_Data shown:_
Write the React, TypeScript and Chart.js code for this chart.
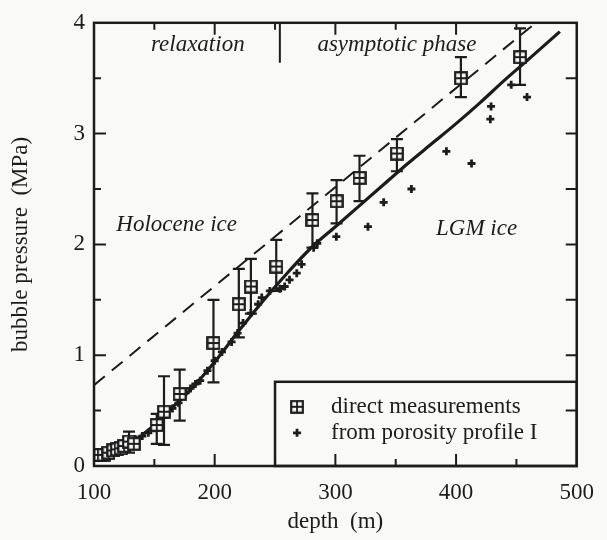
import React, { useEffect, useRef } from "react";
import { Chart, registerables } from "chart.js";
Chart.register(...registerables);

const SERIF = "'Liberation Serif', 'Times New Roman', Times, serif";
const INK = "#1c1c1c";
const BG = "#f9f9f7";

const xTickValues = [100, 200, 300, 400, 500];
const yTickValues = [0, 1, 2, 3, 4];

// direct measurements (square markers with error bars)
const measDepth = [102, 105, 108, 112, 116, 119, 122, 125, 129, 133, 152, 158, 171, 199, 220, 230, 251, 281, 301, 320, 351, 404, 453];
const measPressure = [0.1, 0.1, 0.1, 0.12, 0.14, 0.15, 0.16, 0.18, 0.22, 0.2, 0.37, 0.49, 0.65, 1.11, 1.46, 1.62, 1.8, 2.22, 2.39, 2.6, 2.82, 3.5, 3.69];
const measErrLow: (number | null)[] = [null, null, null, null, null, null, null, null, 0.12, null, 0.2, 0.19, 0.41, 0.755, 1.16, 1.375, 1.58, 1.97, 2.19, 2.39, 2.66, 3.33, 3.44];
const measErrHigh: (number | null)[] = [null, null, null, null, null, null, null, null, 0.31, null, 0.47, 0.81, 0.87, 1.5, 1.78, 1.87, 2.04, 2.46, 2.58, 2.8, 2.95, 3.69, 3.95];

// from porosity profile I (plus markers)
const poroDepth = [100, 103, 106, 109, 112, 115, 118, 121, 125, 130, 135, 140, 145, 150, 155, 160, 165, 170, 176, 180, 184, 188, 194, 200, 206, 214, 219, 223.5, 230, 236, 239, 245.7, 254, 258, 262, 268, 272, 282, 285, 300.8, 327, 340, 363, 392, 412.8, 428.4, 429, 445.7, 458.8];
const poroPressure = [0.08, 0.09, 0.09, 0.1, 0.11, 0.12, 0.13, 0.14, 0.17, 0.2, 0.24, 0.27, 0.3, 0.34, 0.4, 0.46, 0.52, 0.57, 0.66, 0.7, 0.74, 0.77, 0.86, 0.95, 1.03, 1.12, 1.2, 1.29, 1.38, 1.46, 1.52, 1.58, 1.6, 1.62, 1.68, 1.74, 1.82, 1.97, 2.01, 2.07, 2.16, 2.38, 2.5, 2.84, 2.73, 3.13, 3.245, 3.44, 3.33];

// solid model curve
const modelDepth = [100, 110, 120, 130, 140, 150, 160, 170, 180, 190, 200, 220, 240, 260, 280, 300, 320, 340, 360, 380, 400, 420, 440, 460, 486];
const modelPressure = [0.07, 0.1, 0.14, 0.2, 0.28, 0.37, 0.48, 0.58, 0.69, 0.81, 0.94, 1.22, 1.49, 1.74, 1.97, 2.16, 2.35, 2.54, 2.73, 2.91, 3.09, 3.28, 3.48, 3.67, 3.92];

// dashed curve
const dashDepth = [100, 466];
const dashPressure = [0.73, 4.0];

const annotationTexts = ["relaxation", "asymptotic phase", "Holocene ice", "LGM ice"];
const legendLabels = ["direct measurements", "from porosity profile I"];

function boxMarker(): HTMLCanvasElement {
  const s = 14;
  const c = document.createElement("canvas");
  c.width = s;
  c.height = s;
  const g = c.getContext("2d")!;
  g.fillStyle = BG;
  g.fillRect(1, 1, s - 2, s - 2);
  g.strokeStyle = INK;
  g.lineWidth = 2.2;
  g.strokeRect(1.2, 1.2, s - 2.4, s - 2.4);
  g.beginPath();
  g.moveTo(s / 2, 2);
  g.lineTo(s / 2, s - 2);
  g.moveTo(2, s / 2);
  g.lineTo(s - 2, s / 2);
  g.lineWidth = 1.8;
  g.stroke();
  return c;
}

export default function App() {
  const ref = useRef<HTMLCanvasElement>(null);

  useEffect(() => {
    const canvas = ref.current!;
    const marker = boxMarker();

    const decor = {
      id: "decor",
      beforeDraw(chart: any) {
        const ctx = chart.ctx;
        ctx.save();
        ctx.fillStyle = BG;
        ctx.fillRect(0, 0, chart.width, chart.height);
        ctx.restore();
      },
      beforeDatasetsDraw(chart: any) {
        const ctx = chart.ctx;
        const xs = chart.scales.x;
        const ys = chart.scales.y;
        ctx.save();
        ctx.strokeStyle = INK;
        ctx.lineWidth = 2.2;
        for (let i = 0; i < measDepth.length; i++) {
          const lo = measErrLow[i];
          const hi = measErrHigh[i];
          if (lo == null || hi == null) continue;
          const x = xs.getPixelForValue(measDepth[i]);
          const y1 = ys.getPixelForValue(lo);
          const y2 = ys.getPixelForValue(hi);
          ctx.beginPath();
          ctx.moveTo(x, y1);
          ctx.lineTo(x, y2);
          ctx.moveTo(x - 6, y1);
          ctx.lineTo(x + 6, y1);
          ctx.moveTo(x - 6, y2);
          ctx.lineTo(x + 6, y2);
          ctx.stroke();
        }
        ctx.restore();
      },
      afterDraw(chart: any) {
        const ctx = chart.ctx;
        const xs = chart.scales.x;
        const ys = chart.scales.y;
        const a = chart.chartArea;
        ctx.save();

        // legend box
        const lx = xs.getPixelForValue(250);
        const ly = ys.getPixelForValue(0.76);
        ctx.fillStyle = BG;
        ctx.fillRect(lx, ly, a.right - lx, a.bottom - ly);
        ctx.strokeStyle = INK;
        ctx.lineWidth = 2.5;
        ctx.strokeRect(lx, ly, a.right - lx, a.bottom - ly);
        const r1 = ly + 25;
        const r2 = ly + 51;
        ctx.drawImage(marker, lx + 22 - marker.width / 2, r1 - marker.height / 2);
        ctx.lineWidth = 2.8;
        ctx.beginPath();
        ctx.moveTo(lx + 18, r2);
        ctx.lineTo(lx + 26, r2);
        ctx.moveTo(lx + 22, r2 - 4);
        ctx.lineTo(lx + 22, r2 + 4);
        ctx.stroke();
        ctx.fillStyle = INK;
        ctx.font = `23px ${SERIF}`;
        ctx.textAlign = "left";
        ctx.textBaseline = "middle";
        ctx.fillText(legendLabels[0], lx + 56, r1);
        ctx.fillText(legendLabels[1], lx + 56, r2);

        // frame
        ctx.lineWidth = 2.5;
        ctx.strokeRect(a.left, a.top, a.right - a.left, a.bottom - a.top);

        // inward ticks
        ctx.lineWidth = 2;
        ctx.beginPath();
        for (let v = 150; v < 500; v += 50) {
          const x = xs.getPixelForValue(v);
          const len = v % 100 === 0 ? 12 : 7;
          ctx.moveTo(x, a.bottom);
          ctx.lineTo(x, a.bottom - len);
          ctx.moveTo(x, a.top);
          ctx.lineTo(x, a.top + len);
        }
        for (let v = 0.5; v < 4; v += 0.5) {
          const y = ys.getPixelForValue(v);
          const len = Math.abs(v - Math.round(v)) < 1e-6 ? 12 : 7;
          ctx.moveTo(a.left, y);
          ctx.lineTo(a.left + len, y);
          ctx.moveTo(a.right, y);
          ctx.lineTo(a.right - 11, y);
        }
        // phase divider
        const dx = xs.getPixelForValue(254);
        ctx.moveTo(dx, a.top);
        ctx.lineTo(dx, ys.getPixelForValue(3.64));
        ctx.stroke();

        // annotations
        ctx.font = `italic 23px ${SERIF}`;
        ctx.textAlign = "center";
        ctx.textBaseline = "middle";
        ctx.fillText(annotationTexts[0], xs.getPixelForValue(186), ys.getPixelForValue(3.8));
        ctx.fillText(annotationTexts[1], xs.getPixelForValue(351), ys.getPixelForValue(3.8));
        ctx.fillText(annotationTexts[2], xs.getPixelForValue(168.5), ys.getPixelForValue(2.18));
        ctx.fillText(annotationTexts[3], xs.getPixelForValue(417), ys.getPixelForValue(2.14));
        ctx.restore();
      },
    };

    const chart = new Chart(canvas, {
      type: "scatter",
      data: {
        datasets: [
          {
            label: legendLabels[1],
            data: poroDepth.map((d, i) => ({ x: d, y: poroPressure[i] })),
            pointStyle: "cross",
            pointRadius: 4,
            borderWidth: 2.8,
            borderColor: INK,
            backgroundColor: INK,
            showLine: false,
            order: 3,
          },
          {
            label: "model",
            data: modelDepth.map((d, i) => ({ x: d, y: modelPressure[i] })),
            showLine: true,
            borderColor: INK,
            borderWidth: 3.2,
            pointRadius: 0,
            cubicInterpolationMode: "monotone",
            order: 2,
          },
          {
            label: "dashed",
            data: dashDepth.map((d, i) => ({ x: d, y: dashPressure[i] })),
            showLine: true,
            borderColor: INK,
            borderWidth: 2,
            borderDash: [14, 9],
            pointRadius: 0,
            order: 2,
          },
          {
            label: legendLabels[0],
            data: measDepth.map((d, i) => ({ x: d, y: measPressure[i] })),
            pointStyle: marker,
            pointRadius: 7,
            borderColor: INK,
            showLine: false,
            order: 1,
          },
        ],
      } as any,
      options: {
        responsive: false,
        animation: false,
        events: [],
        layout: { padding: { left: 0, top: 20, right: 28, bottom: 0 } },
        plugins: { legend: { display: false }, tooltip: { enabled: false } },
        scales: {
          x: {
            type: "linear",
            min: 100,
            max: 500,
            grid: { display: false, drawTicks: false },
            border: { display: false },
            afterBuildTicks: (s: any) => {
              s.ticks = xTickValues.map((v) => ({ value: v }));
            },
            afterFit: (s: any) => {
              s.height = 74;
            },
            ticks: { color: INK, font: { family: SERIF, size: 23 }, padding: 13, maxRotation: 0, autoSkip: false },
            title: { display: true, text: "depth  (m)", color: INK, font: { family: SERIF, size: 23 }, padding: { top: 0, bottom: 4 } },
          },
          y: {
            type: "linear",
            min: 0,
            max: 4,
            grid: { display: false, drawTicks: false },
            border: { display: false },
            afterBuildTicks: (s: any) => {
              s.ticks = yTickValues.map((v) => ({ value: v }));
            },
            afterFit: (s: any) => {
              s.width = 94;
            },
            ticks: { color: INK, font: { family: SERIF, size: 23 }, padding: 9 },
            title: { display: true, text: "bubble pressure  (MPa)", color: INK, font: { family: SERIF, size: 23 }, padding: { top: 7, bottom: 0 } },
          },
        },
      } as any,
      plugins: [decor],
    });
    return () => chart.destroy();
  }, []);

  return (
    <div style={{ position: "fixed", left: 0, top: 0, width: 607, height: 540 }}>
      <canvas ref={ref} width={607} height={540} style={{ display: "block" }} />
    </div>
  );
}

_Exercise description:_
Every line that holds the string "React" should be returned.

_Reply:_
Write the React, TypeScript and Chart.js code for this chart.
import React, { useEffect, useRef } from "react";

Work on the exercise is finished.